Part of a data file:
——————

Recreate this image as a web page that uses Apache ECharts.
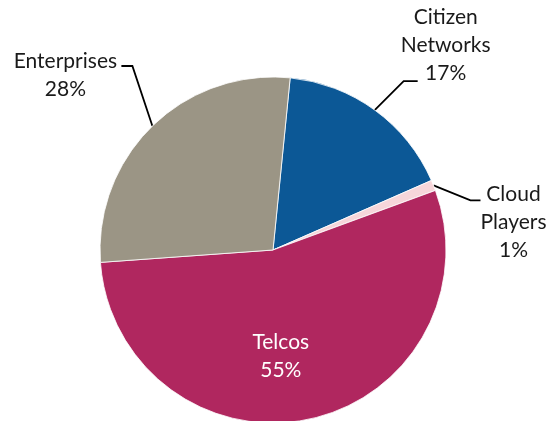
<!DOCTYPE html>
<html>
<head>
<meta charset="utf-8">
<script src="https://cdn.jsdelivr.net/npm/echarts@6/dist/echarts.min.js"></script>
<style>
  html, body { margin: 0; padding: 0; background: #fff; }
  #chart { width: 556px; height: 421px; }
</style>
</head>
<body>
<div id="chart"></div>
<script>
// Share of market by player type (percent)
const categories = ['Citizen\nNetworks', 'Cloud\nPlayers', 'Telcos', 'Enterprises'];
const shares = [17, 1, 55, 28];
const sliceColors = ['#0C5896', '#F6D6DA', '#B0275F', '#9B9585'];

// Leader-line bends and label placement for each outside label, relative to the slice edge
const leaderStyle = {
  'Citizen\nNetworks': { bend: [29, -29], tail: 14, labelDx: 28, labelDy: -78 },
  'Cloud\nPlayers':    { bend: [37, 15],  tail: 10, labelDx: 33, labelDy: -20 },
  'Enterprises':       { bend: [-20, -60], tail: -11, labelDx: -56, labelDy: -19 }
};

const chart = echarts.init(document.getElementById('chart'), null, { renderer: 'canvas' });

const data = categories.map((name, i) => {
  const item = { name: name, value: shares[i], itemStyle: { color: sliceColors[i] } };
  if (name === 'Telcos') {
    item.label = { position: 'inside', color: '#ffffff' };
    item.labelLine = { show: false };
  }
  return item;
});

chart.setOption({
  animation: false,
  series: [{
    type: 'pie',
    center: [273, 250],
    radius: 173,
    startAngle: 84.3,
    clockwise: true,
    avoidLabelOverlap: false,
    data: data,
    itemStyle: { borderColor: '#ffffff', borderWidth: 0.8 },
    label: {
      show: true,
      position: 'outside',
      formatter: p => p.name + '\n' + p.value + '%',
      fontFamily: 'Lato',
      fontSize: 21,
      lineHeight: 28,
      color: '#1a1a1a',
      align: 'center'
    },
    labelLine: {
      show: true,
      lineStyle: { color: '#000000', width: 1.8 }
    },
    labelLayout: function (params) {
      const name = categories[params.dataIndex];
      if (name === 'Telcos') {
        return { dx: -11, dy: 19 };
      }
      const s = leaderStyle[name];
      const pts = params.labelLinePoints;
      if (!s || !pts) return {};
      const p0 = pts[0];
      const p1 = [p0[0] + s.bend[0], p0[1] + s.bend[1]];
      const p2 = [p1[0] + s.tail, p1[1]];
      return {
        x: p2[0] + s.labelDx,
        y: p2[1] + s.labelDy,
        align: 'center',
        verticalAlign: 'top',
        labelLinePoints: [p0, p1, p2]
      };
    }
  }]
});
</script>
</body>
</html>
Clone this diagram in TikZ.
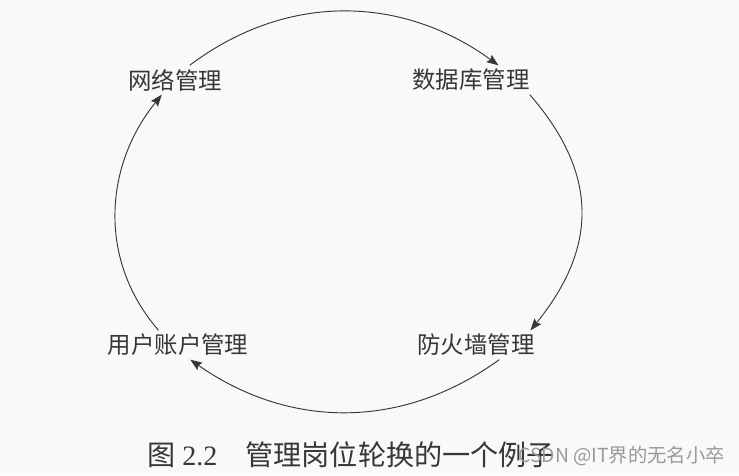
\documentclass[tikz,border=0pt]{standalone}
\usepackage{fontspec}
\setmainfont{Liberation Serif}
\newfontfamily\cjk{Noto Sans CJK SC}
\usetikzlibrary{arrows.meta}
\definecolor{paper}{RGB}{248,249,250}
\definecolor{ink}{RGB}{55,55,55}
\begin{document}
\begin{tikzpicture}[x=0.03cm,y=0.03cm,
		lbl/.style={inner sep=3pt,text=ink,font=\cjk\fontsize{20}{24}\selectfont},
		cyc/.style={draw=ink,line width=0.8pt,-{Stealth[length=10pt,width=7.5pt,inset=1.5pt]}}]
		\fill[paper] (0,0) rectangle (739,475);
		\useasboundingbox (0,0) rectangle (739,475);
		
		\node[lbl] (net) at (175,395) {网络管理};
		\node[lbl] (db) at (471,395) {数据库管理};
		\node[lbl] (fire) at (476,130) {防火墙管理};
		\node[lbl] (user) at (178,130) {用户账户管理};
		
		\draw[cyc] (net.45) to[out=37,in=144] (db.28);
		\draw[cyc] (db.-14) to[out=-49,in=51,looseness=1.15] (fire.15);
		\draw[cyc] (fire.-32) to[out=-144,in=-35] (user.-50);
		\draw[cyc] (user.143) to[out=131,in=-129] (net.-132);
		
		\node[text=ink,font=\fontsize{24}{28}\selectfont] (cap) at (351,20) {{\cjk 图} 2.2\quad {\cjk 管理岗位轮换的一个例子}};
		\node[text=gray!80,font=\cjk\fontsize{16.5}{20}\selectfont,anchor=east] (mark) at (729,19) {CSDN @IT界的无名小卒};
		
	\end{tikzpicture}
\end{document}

——————

Exercise prompt:
Transcribe the listing in full and omit the pictures.

Result for this exercise:
Recreate this image as a web page that uses Apache ECharts.
<!DOCTYPE html>
<html>
<head>
<meta charset="utf-8">
<script src="https://cdn.jsdelivr.net/npm/echarts@6/dist/echarts.min.js"></script>
<style>
  html, body { margin: 0; padding: 0; background: #fff; }
  #chart { width: 556px; height: 421px; }
</style>
</head>
<body>
<div id="chart"></div>
<script>
// Share of market by player type (percent)
const categories = ['Citizen\nNetworks', 'Cloud\nPlayers', 'Telcos', 'Enterprises'];
const shares = [17, 1, 55, 28];
const sliceColors = ['#0C5896', '#F6D6DA', '#B0275F', '#9B9585'];

// Leader-line bends and label placement for each outside label, relative to the slice edge
const leaderStyle = {
  'Citizen\nNetworks': { bend: [29, -29], tail: 14, labelDx: 28, labelDy: -78 },
  'Cloud\nPlayers':    { bend: [37, 15],  tail: 10, labelDx: 33, labelDy: -20 },
  'Enterprises':       { bend: [-20, -60], tail: -11, labelDx: -56, labelDy: -19 }
};

const chart = echarts.init(document.getElementById('chart'), null, { renderer: 'canvas' });

const data = categories.map((name, i) => {
  const item = { name: name, value: shares[i], itemStyle: { color: sliceColors[i] } };
  if (name === 'Telcos') {
    item.label = { position: 'inside', color: '#ffffff' };
    item.labelLine = { show: false };
  }
  return item;
});

chart.setOption({
  animation: false,
  series: [{
    type: 'pie',
    center: [273, 250],
    radius: 173,
    startAngle: 84.3,
    clockwise: true,
    avoidLabelOverlap: false,
    data: data,
    itemStyle: { borderColor: '#ffffff', borderWidth: 0.8 },
    label: {
      show: true,
      position: 'outside',
      formatter: p => p.name + '\n' + p.value + '%',
      fontFamily: 'Lato',
      fontSize: 21,
      lineHeight: 28,
      color: '#1a1a1a',
      align: 'center'
    },
    labelLine: {
      show: true,
      lineStyle: { color: '#000000', width: 1.8 }
    },
    labelLayout: function (params) {
      const name = categories[params.dataIndex];
      if (name === 'Telcos') {
        return { dx: -11, dy: 19 };
      }
      const s = leaderStyle[name];
      const pts = params.labelLinePoints;
      if (!s || !pts) return {};
      const p0 = pts[0];
      const p1 = [p0[0] + s.bend[0], p0[1] + s.bend[1]];
      const p2 = [p1[0] + s.tail, p1[1]];
      return {
        x: p2[0] + s.labelDx,
        y: p2[1] + s.labelDy,
        align: 'center',
        verticalAlign: 'top',
        labelLinePoints: [p0, p1, p2]
      };
    }
  }]
});
</script>
</body>
</html>
Clone this diagram in TikZ.
\documentclass[tikz,border=0pt]{standalone}
\usepackage{fontspec}
\setmainfont{Liberation Serif}
\newfontfamily\cjk{Noto Sans CJK SC}
\usetikzlibrary{arrows.meta}
\definecolor{paper}{RGB}{248,249,250}
\definecolor{ink}{RGB}{55,55,55}
\begin{document}
\begin{tikzpicture}[x=0.03cm,y=0.03cm,
		lbl/.style={inner sep=3pt,text=ink,font=\cjk\fontsize{20}{24}\selectfont},
		cyc/.style={draw=ink,line width=0.8pt,-{Stealth[length=10pt,width=7.5pt,inset=1.5pt]}}]
		\fill[paper] (0,0) rectangle (739,475);
		\useasboundingbox (0,0) rectangle (739,475);
		
		\node[lbl] (net) at (175,395) {网络管理};
		\node[lbl] (db) at (471,395) {数据库管理};
		\node[lbl] (fire) at (476,130) {防火墙管理};
		\node[lbl] (user) at (178,130) {用户账户管理};
		
		\draw[cyc] (net.45) to[out=37,in=144] (db.28);
		\draw[cyc] (db.-14) to[out=-49,in=51,looseness=1.15] (fire.15);
		\draw[cyc] (fire.-32) to[out=-144,in=-35] (user.-50);
		\draw[cyc] (user.143) to[out=131,in=-129] (net.-132);
		
		\node[text=ink,font=\fontsize{24}{28}\selectfont] (cap) at (351,20) {{\cjk 图} 2.2\quad {\cjk 管理岗位轮换的一个例子}};
		\node[text=gray!80,font=\cjk\fontsize{16.5}{20}\selectfont,anchor=east] (mark) at (729,19) {CSDN @IT界的无名小卒};
		
	\end{tikzpicture}
\end{document}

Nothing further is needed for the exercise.